• Exercise aim:
Retype, please, the listing from its opening line through the line that contains "import seaborn as sns", both included, without the pictures.

• Entries with chart source code:
>> START
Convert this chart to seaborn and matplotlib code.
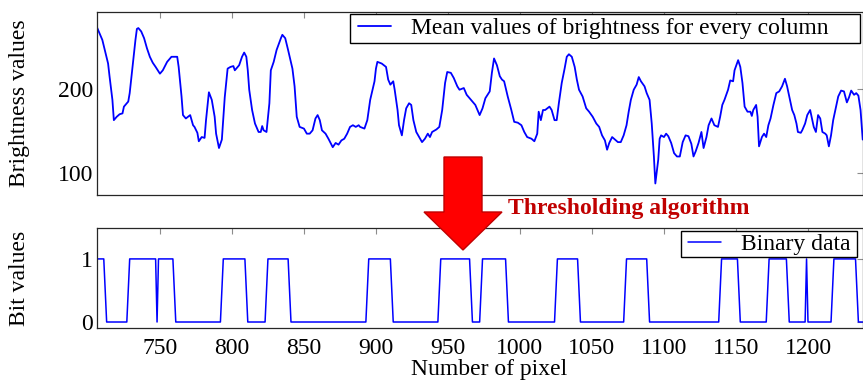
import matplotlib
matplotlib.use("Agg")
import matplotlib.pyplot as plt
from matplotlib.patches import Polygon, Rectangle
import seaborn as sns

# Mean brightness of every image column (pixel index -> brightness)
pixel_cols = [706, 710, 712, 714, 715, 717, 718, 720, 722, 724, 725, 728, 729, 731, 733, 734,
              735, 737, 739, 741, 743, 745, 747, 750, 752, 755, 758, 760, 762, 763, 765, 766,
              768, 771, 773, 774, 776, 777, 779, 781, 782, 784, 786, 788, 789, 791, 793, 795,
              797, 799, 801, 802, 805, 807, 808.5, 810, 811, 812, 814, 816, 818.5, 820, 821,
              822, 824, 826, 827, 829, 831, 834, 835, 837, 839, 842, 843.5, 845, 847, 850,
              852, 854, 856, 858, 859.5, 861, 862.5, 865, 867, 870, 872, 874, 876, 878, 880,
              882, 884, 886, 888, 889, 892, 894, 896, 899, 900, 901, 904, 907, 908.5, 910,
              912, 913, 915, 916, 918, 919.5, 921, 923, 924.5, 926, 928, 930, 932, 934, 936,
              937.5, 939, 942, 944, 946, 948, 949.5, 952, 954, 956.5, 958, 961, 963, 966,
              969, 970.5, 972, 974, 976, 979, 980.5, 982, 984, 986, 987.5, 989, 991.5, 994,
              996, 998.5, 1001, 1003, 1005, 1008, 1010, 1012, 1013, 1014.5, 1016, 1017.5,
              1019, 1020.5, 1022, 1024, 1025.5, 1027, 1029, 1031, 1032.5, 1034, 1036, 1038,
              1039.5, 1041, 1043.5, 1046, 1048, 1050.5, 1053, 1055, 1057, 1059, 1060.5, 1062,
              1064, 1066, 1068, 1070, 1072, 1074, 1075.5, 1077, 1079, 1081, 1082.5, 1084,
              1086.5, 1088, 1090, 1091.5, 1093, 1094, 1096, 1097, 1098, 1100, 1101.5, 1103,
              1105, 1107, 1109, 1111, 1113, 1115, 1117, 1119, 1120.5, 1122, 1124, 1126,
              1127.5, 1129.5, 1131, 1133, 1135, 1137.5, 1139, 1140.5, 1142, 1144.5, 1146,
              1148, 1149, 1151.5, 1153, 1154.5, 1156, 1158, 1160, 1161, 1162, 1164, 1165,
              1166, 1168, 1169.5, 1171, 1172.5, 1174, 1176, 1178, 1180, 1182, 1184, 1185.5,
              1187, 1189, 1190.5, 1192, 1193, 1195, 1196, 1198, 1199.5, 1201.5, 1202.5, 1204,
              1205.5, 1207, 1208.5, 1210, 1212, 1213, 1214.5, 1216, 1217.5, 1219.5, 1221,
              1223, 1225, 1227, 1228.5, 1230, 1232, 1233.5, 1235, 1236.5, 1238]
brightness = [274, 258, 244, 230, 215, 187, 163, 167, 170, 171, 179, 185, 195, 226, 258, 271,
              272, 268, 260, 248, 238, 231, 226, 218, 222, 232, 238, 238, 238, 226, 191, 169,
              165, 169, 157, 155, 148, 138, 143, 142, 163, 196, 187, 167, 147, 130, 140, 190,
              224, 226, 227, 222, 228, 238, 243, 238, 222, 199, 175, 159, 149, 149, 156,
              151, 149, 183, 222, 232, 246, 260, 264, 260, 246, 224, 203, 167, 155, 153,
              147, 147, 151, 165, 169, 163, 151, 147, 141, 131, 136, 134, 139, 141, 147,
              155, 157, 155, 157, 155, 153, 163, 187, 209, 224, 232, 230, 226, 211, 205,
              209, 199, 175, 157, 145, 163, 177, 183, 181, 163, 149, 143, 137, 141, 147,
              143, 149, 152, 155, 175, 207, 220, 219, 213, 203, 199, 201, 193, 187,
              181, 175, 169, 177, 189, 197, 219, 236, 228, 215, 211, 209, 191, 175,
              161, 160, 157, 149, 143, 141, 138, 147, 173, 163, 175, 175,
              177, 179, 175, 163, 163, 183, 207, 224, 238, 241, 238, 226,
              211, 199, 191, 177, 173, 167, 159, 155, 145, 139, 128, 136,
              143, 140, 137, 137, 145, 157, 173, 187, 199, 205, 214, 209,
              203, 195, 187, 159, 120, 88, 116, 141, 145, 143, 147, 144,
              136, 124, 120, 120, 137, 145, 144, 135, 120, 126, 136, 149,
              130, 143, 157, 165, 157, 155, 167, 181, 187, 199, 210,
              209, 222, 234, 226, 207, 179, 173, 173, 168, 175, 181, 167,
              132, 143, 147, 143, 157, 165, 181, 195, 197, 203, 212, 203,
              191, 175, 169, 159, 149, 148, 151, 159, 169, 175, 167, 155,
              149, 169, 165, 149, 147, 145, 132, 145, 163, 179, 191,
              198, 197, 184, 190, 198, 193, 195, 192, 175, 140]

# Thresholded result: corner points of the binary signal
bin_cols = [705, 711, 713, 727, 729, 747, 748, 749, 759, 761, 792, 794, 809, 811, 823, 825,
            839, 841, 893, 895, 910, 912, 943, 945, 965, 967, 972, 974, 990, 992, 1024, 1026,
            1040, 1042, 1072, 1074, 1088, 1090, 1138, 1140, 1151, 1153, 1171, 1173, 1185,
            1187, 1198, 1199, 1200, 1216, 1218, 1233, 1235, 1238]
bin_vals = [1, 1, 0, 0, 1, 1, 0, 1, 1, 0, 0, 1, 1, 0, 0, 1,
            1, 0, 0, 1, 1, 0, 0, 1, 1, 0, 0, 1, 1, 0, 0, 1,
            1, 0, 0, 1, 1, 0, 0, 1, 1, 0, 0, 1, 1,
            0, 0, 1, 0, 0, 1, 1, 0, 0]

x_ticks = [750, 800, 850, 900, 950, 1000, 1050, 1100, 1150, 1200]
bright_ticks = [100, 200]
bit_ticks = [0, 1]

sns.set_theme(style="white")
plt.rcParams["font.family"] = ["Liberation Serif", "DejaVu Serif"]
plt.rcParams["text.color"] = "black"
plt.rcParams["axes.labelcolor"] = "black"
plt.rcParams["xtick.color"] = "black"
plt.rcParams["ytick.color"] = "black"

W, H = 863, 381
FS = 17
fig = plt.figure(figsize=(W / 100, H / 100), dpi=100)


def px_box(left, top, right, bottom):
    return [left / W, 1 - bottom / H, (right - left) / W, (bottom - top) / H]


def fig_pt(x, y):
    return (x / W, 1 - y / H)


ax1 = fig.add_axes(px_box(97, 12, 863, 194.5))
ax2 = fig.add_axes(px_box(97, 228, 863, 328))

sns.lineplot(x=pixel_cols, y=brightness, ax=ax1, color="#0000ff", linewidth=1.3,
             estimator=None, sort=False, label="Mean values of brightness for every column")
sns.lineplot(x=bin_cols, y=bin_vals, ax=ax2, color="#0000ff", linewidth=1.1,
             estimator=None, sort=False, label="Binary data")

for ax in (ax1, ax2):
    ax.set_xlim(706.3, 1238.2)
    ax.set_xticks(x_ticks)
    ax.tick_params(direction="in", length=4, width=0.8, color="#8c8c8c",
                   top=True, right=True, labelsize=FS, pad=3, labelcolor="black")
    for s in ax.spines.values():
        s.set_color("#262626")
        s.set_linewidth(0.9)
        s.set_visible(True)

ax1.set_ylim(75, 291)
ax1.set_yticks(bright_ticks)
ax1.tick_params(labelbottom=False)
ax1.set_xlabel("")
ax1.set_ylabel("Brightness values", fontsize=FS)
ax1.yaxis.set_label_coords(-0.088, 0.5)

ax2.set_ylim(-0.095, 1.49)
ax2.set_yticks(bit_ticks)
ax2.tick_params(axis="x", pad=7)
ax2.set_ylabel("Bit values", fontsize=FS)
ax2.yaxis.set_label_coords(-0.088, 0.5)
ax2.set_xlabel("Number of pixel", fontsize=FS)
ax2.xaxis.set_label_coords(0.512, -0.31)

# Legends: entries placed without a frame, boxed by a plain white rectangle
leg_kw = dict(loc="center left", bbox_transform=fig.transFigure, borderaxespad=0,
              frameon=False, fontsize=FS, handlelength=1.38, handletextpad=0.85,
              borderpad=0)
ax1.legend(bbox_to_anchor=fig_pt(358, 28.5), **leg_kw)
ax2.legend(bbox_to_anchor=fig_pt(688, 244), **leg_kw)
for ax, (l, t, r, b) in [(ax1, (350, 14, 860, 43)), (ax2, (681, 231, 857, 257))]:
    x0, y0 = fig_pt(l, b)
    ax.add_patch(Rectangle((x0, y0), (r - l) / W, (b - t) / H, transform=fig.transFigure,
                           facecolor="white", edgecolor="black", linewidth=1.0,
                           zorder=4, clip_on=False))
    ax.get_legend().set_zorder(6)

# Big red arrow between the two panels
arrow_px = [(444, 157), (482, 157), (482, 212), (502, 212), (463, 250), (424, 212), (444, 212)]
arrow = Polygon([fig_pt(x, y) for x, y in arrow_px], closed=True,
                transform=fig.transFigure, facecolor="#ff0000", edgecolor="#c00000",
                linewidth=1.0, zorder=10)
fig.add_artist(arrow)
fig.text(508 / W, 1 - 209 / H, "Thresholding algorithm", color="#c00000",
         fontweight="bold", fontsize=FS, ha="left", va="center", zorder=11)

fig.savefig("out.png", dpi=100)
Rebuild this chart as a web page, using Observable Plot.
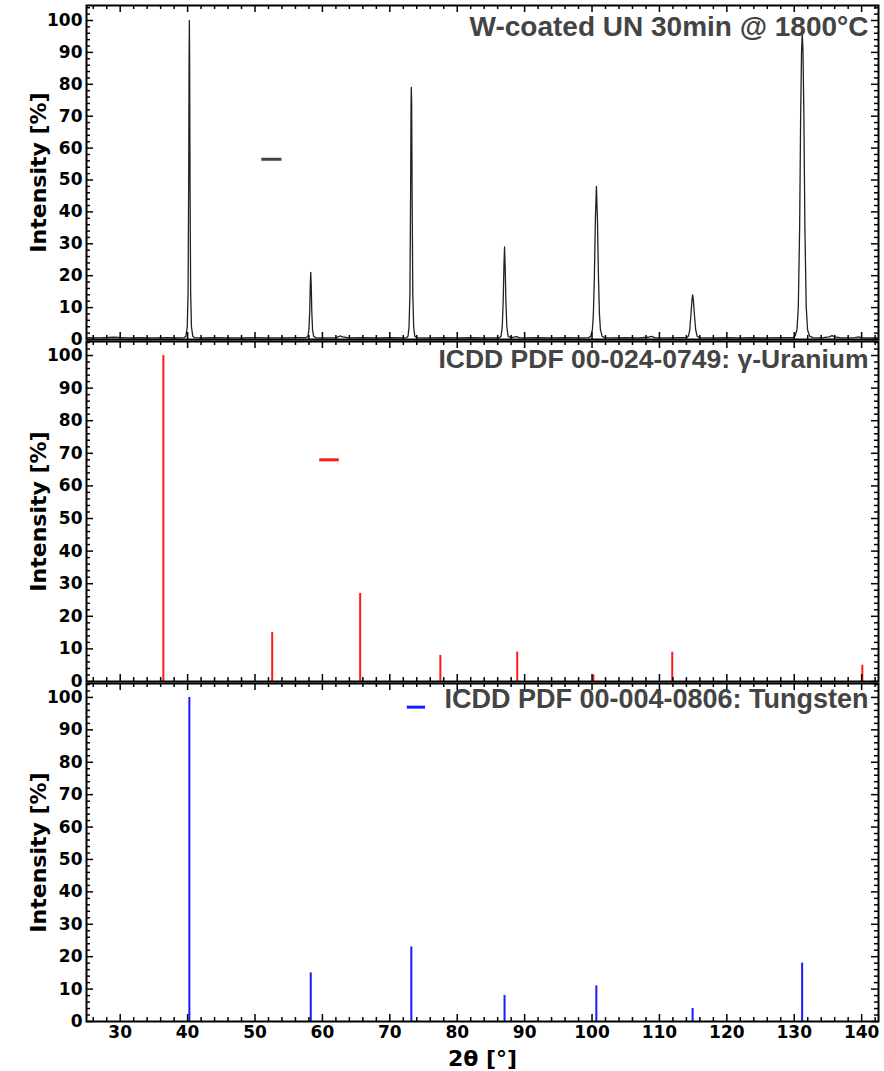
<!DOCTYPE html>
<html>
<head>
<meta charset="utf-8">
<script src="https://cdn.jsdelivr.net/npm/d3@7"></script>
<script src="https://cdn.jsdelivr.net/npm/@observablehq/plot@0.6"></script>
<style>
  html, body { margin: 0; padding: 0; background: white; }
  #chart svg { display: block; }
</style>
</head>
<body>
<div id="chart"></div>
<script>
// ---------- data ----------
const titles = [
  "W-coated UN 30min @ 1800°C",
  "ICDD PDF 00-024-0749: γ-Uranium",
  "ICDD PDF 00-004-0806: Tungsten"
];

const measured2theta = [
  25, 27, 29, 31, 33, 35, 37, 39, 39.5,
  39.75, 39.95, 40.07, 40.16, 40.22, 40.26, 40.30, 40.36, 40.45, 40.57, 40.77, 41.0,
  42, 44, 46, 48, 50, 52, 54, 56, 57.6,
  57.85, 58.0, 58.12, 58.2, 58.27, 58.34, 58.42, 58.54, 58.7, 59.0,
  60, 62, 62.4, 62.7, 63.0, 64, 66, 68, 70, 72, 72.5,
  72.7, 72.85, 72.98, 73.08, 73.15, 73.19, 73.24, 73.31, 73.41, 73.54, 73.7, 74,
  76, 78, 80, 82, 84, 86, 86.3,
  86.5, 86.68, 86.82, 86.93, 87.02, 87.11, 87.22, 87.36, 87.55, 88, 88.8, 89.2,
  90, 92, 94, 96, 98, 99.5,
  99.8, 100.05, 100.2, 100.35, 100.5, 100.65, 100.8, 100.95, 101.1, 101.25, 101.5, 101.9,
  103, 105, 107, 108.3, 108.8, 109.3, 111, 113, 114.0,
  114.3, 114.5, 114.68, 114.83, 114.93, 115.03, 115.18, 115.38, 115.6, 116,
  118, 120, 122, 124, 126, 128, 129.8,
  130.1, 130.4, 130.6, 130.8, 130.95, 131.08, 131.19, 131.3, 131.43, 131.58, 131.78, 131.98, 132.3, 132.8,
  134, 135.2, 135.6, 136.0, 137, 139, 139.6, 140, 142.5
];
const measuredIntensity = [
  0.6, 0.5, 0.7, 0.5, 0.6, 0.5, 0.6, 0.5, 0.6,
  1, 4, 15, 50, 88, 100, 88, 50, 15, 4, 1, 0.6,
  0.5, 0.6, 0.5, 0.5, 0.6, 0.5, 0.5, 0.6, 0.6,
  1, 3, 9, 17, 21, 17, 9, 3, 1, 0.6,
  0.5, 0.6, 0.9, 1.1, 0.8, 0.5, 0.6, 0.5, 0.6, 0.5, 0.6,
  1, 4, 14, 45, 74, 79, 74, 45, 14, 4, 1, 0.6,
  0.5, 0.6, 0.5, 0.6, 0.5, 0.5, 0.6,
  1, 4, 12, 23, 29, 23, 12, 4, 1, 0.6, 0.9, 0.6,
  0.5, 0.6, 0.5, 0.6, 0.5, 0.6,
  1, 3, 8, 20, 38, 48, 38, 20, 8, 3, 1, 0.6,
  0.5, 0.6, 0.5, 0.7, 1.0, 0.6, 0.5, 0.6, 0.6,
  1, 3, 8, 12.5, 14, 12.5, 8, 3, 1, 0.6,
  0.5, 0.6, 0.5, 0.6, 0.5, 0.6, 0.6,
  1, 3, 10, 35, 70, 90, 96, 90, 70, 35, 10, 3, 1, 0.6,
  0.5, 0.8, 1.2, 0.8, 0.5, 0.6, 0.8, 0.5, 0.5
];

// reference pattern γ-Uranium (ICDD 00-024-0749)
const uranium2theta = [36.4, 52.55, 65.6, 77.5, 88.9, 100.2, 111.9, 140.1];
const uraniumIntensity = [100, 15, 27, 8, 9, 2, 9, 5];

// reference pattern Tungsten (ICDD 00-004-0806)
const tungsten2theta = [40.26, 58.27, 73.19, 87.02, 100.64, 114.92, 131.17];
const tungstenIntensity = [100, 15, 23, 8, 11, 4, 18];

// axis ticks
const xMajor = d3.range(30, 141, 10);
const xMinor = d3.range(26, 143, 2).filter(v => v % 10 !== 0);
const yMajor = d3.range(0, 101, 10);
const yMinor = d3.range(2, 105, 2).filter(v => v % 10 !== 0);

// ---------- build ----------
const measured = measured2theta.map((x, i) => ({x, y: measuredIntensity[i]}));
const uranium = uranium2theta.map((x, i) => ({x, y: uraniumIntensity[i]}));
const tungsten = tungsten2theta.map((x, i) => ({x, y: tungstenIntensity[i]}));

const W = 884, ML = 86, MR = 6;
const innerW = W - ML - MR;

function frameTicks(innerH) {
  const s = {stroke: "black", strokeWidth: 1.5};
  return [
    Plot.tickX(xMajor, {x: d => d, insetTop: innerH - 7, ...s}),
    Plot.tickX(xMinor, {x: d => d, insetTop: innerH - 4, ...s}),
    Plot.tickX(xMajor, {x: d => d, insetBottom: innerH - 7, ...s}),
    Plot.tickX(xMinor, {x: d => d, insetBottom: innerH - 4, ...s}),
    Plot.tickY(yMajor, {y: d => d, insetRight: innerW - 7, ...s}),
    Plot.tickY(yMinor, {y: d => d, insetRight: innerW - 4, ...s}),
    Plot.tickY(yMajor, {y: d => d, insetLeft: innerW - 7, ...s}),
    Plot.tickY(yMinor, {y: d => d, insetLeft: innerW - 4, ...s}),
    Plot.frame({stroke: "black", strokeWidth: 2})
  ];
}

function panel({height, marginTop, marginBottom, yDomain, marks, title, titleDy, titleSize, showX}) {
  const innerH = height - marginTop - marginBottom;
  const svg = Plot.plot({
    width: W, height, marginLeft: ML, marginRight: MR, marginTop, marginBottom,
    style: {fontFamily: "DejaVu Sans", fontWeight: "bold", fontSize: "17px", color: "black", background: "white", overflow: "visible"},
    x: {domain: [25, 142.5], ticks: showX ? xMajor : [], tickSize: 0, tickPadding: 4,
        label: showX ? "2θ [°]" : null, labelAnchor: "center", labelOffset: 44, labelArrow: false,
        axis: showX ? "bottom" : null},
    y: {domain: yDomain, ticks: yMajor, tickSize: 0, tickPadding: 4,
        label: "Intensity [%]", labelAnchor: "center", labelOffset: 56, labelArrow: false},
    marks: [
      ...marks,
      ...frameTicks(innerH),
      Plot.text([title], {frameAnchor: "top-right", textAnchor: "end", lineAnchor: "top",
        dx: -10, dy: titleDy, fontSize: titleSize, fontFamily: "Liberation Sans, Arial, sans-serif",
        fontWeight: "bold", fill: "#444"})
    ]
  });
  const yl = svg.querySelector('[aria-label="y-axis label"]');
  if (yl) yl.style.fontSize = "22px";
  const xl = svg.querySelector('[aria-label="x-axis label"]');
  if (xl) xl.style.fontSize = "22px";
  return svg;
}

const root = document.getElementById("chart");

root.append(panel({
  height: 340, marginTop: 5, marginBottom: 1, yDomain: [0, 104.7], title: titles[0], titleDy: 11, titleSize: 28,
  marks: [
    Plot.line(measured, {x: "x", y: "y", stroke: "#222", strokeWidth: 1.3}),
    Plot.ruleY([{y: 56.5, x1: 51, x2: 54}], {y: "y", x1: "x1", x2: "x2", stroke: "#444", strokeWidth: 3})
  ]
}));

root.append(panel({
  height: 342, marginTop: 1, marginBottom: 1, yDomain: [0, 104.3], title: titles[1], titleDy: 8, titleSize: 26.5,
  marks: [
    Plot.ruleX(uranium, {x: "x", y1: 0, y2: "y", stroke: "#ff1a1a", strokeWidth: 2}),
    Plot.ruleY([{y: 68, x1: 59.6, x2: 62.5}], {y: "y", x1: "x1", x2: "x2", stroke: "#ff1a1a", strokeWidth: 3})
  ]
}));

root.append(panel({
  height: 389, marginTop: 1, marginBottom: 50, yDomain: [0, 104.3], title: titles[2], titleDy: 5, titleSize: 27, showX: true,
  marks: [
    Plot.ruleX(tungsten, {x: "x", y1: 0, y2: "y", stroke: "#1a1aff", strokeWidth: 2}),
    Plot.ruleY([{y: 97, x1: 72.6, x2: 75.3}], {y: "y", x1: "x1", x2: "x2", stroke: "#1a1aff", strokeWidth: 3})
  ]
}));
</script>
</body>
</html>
>> END
• Task solution:
Convert this chart to seaborn and matplotlib code.
import matplotlib
matplotlib.use("Agg")
import matplotlib.pyplot as plt
from matplotlib.patches import Polygon, Rectangle
import seaborn as sns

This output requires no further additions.